Vemos também pessoas contando como
conseguiram se equilibrar financeiramente ou salvar seus
casamentos na igreja. Essas pessoas contam seus dramas íntimos,
mostram resultados de exames etc. Uma espécie de
programa-do-ratinho-linha-direta-religioso. É o predomínio
da chamada TV-verdade até nas religiões.
O que impressiona é que estes
programas não têm patrocinador, em geral. São
horários comprados pelas igrejas ou pelos pastores que as
conduzem, mantidos, portanto, com o dízimo dos crentes. Há
horários em que quase todos os canais VHF e UHF estão
apresentando um programa deste tipo. A Igreja Católica e
a Igreja Universal têm seus próprios canais, não
obstante se apresentarem também em outros canais, até
mesmo na TV pública.
Não estranho os programas
religiosos. As religiões são parte de nossa busca
espiritual, mas a forma que estes programas adotam é
preocupante. Porque se apresentam como alternativa saudável
(?) para o excesso de violência, sexo e música de má
qualidade na TV, mas usam a mesma forma massificadora e
alienante do que dizem combater.
As pessoas dão testemunho público
de suas misérias e de sua salvação. Dizem
que agora têm dinheiro, a paz voltou ao lar, os filhos
deixaram as drogas, tudo em razão de estarem indo à
igreja e dando o dízimo. O agente da mudança é
colocado no estar na igreja, seguindo a orientação
do pastor da igreja ou padre, tradutores dos mandamentos de
Deus. A diferença plástica entre um
programa-do-ratinho e estes é que pastores e padres
sempre mostram os fiéis no depois, o antes é
simulado como no linha-direta. Assim, o sofrimento é
considerado extinto, sem mais nenhuma relação com
aquela pessoa. Uma simbólica nova vida, através do
acreditar no que o pastor falou. Não me admira que um número
enorme destes religiosos esteja atuando em cargos eletivos.
Simbolicamente, eles mostraram que têm poder para
transformar a realidade.
Chuva de salvador
As músicas são bem dançantes,
cantadas por pessoas risonhas e de boa voz. O tratamento acústico
é muito bom. Os fiéis dançam, cantam,
choram controlados pela música que ouvem e pelas palavras
de ordem do cantor ou do pregador. Apenas as letras das músicas
e a muita roupa que usam diferenciam o profano do sagrado. Mas
sempre a música, usada para conduzir à emoção
por movimentos e ritmos repetitivos. Nenhuma diferença,
portanto. Até a venda de CDs é do mesmo jeito.

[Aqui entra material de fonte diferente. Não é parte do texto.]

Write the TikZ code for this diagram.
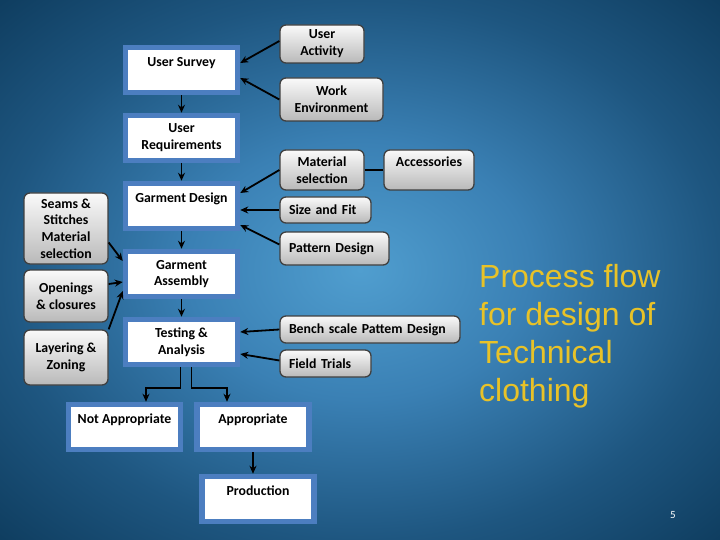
\documentclass[tikz,border=0pt]{standalone}
\usepackage{fontspec}
\setmainfont{Carlito}
\newfontfamily\titlefont{Liberation Sans}
\usetikzlibrary{shapes.geometric, arrows, arrows.meta}
\definecolor{frameblue}{RGB}{76,126,192}
\definecolor{titleyellow}{RGB}{232,194,40}
\definecolor{bgin}{RGB}{80,158,207}
\definecolor{bgmid}{RGB}{58,128,180}
\definecolor{bgout}{RGB}{30,86,128}
\definecolor{bgcorner}{RGB}{14,60,94}
\pgfdeclareradialshading{slideshade}{\pgfpoint{0bp}{0bp}}{color(0bp)=(bgin); color(12bp)=(bgmid); color(25bp)=(bgout); color(36bp)=(bgcorner); color(50bp)=(bgcorner)}
\newcommand{\boxfont}{\bfseries\fontsize{13.8}{16.8}\selectfont}
\tikzstyle{frame} = [rectangle, minimum width=112pt, minimum height=45pt, line width=5.5pt, draw=frameblue, fill=white, align=center, font=\boxfont]
\tikzstyle{grey} = [rectangle, rounded corners=6pt, minimum width=84pt, draw=gray!50!black, line width=1.3pt, top color=gray!4, bottom color=gray!55, align=center, inner sep=1pt, font=\boxfont]
\tikzstyle{greyleft} = [grey, align=left, inner xsep=9pt, minimum width=0pt]
\tikzstyle{arrow} = [line width=1.8pt,-{Stealth[length=8pt,width=7pt]}]
\tikzstyle{link} = [line width=1.6pt]

\begin{document}
\begin{tikzpicture}[x=1pt, y=1pt, node distance=68pt]
	\shade [shading=slideshade] (0,0) rectangle (720,-540);
	\useasboundingbox (0,0) rectangle (720,-540);
	% main flow
	\node (survey) [frame] at (181.5,-70) {User Survey\\~};
	\node (req) [frame, below of=survey] {User\\Requirements};
	\node (design) [frame, below of=req] {Garment Design\\~};
	\node (assembly) [frame, below of=design] {Garment\\Assembly};
	\node (testing) [frame, below of=assembly] {Testing \&\\Analysis};
	\node (notapp) [frame] at (124.5,-427) {Not Appropriate\\~};
	\node (app) [frame] at (253,-427) {Appropriate\\~};
	\node (production) [frame] at (258,-499) {Production\\~};
	% inputs
	\node (activity) [grey, minimum height=38pt] at (322,-44) {User\\Activity};
	\node (workenv) [grey, minimum width=103pt, minimum height=43pt] at (331.5,-99.5) {Work\\Environment};
	\node (material) [grey, minimum height=40pt] at (322,-170) {Material\\selection};
	\node (accessories) [grey, minimum width=90pt, minimum height=40pt] at (429,-170) {Accessories\\~};
	\node (sizefit) [greyleft, text width=73pt, minimum height=26pt] at (325.5,-210) {Size and Fit};
	\node (pattern) [greyleft, text width=91pt, minimum height=33pt] at (334.5,-248.5) {Pattern Design};
	\node (bench) [greyleft, text width=162pt, minimum height=27pt] at (370,-329.5) {Bench scale Pattem Design};
	\node (field) [greyleft, text width=73pt, minimum height=27pt] at (325.5,-363.5) {Field Trials};
	\node (seams) [grey, minimum height=71pt] at (66,-228.5) {Seams \&\\Stitches\\Material\\selection};
	\node (openings) [grey, minimum height=52pt] at (66,-296) {Openings\\\& closures};
	\node (layering) [grey, minimum height=55pt] at (66,-357.5) {Layering \&\\Zoning};
	\node (title) [anchor=north west, inner sep=0pt, align=left, text=titleyellow, font=\titlefont\fontsize{32}{38}\selectfont] at (479,-264) {Process flow\\for design of\\Technical\\clothing};
	\node (pagenum) [text=white, font=\fontsize{11}{13}\selectfont] at (673,-515) {5};
	\draw [arrow] (survey) -- (req);
	\draw [arrow] ([yshift=3pt]activity.west) -- ([yshift=7pt]survey.east);
	\draw [arrow] (workenv.west) -- ([yshift=-8pt]survey.east);
	\draw [arrow] (req) -- (design);
	\draw [arrow] (material.west) -- ([yshift=13pt]design.east);
	\draw [link] (material) -- (accessories);
	\draw [arrow] (sizefit.west) -- (sizefit.west -| design.east);
	\draw [arrow] ([yshift=4pt]pattern.west) -- ([yshift=-19pt]design.east);
	\draw [arrow] (design) -- (assembly);
	\draw [arrow] ([yshift=-14pt]seams.east) -- ([yshift=13pt]assembly.west);
	\draw [arrow] ([yshift=12pt]openings.east) -- ([yshift=-8pt]assembly.west);
	\draw [arrow] (layering.north east) -- ([yshift=-17pt]assembly.west);
	\draw [arrow] (assembly) -- (testing);
	\draw [arrow] (bench.west) -- ([yshift=10pt]testing.east);
	\draw [arrow] ([yshift=3pt]field.west) -- ([yshift=-12pt]testing.east);
	\draw [arrow] ([xshift=-1pt]testing.south) -- ++(0,-21) -| ([xshift=21.5pt]notapp.north);
	\draw [arrow] ([xshift=10pt]testing.south) -- ++(0,-21) -| ([xshift=-26pt]app.north);
	\draw [arrow] (app.south) -- (app.south |- production.north);
\end{tikzpicture}
\end{document}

Outro aspecto preocupante são os
chamados empresários que estavam falindo e com a igreja e
o dízimo estão bem de vida novamente. Os pastores
abençoam os contracheques, os contratos, as empresas e o
dinheiro flui. Mágica, não? O Deus que eles
apresentam faz chover dinheiro. Imaginem o efeito disto num povo
sem dinheiro numa economia cheia de problemas! É um
marketing danado de bom. Ninguém se importa de contestar
este tipo de testemunho, em que o antes não aparece,
igualzinho àquelas propagandas em que os atores dizem que
são médicos para vender remédios ou dizem
que usam leite-de-aveia para vender cosméticos.
É claro que não há
tiros, sangue, morte, sexo e similares, mas a figura do salvador
humano, que nos tira a ação pessoal, a reflexão,
a vivência autônoma está lá do mesmo
jeito que nos programas não-religiosos. Aquele salvador
humano que ia nos separar das raças impuras, como Hitler,
ou aquele outro que ia expulsar os marajás, como Collor,
ou aquele outro que vai denunciar a falta de ética do
governo, como o ACM, ou aquele outro que vai acabar com os infiéis,
como o Saddam Hussein, ou aquele outro que vai garantir a
democracia no mundo bombardeando os infiéis, como
Clinton, Bush etc. etc., os exemplos são muitos.
É preciso discutir não
somente os programas, mas também os aspectos da manipulação
psíquica a que são submetidos os telespectadores,
principalmente, as crianças e os adolescentes.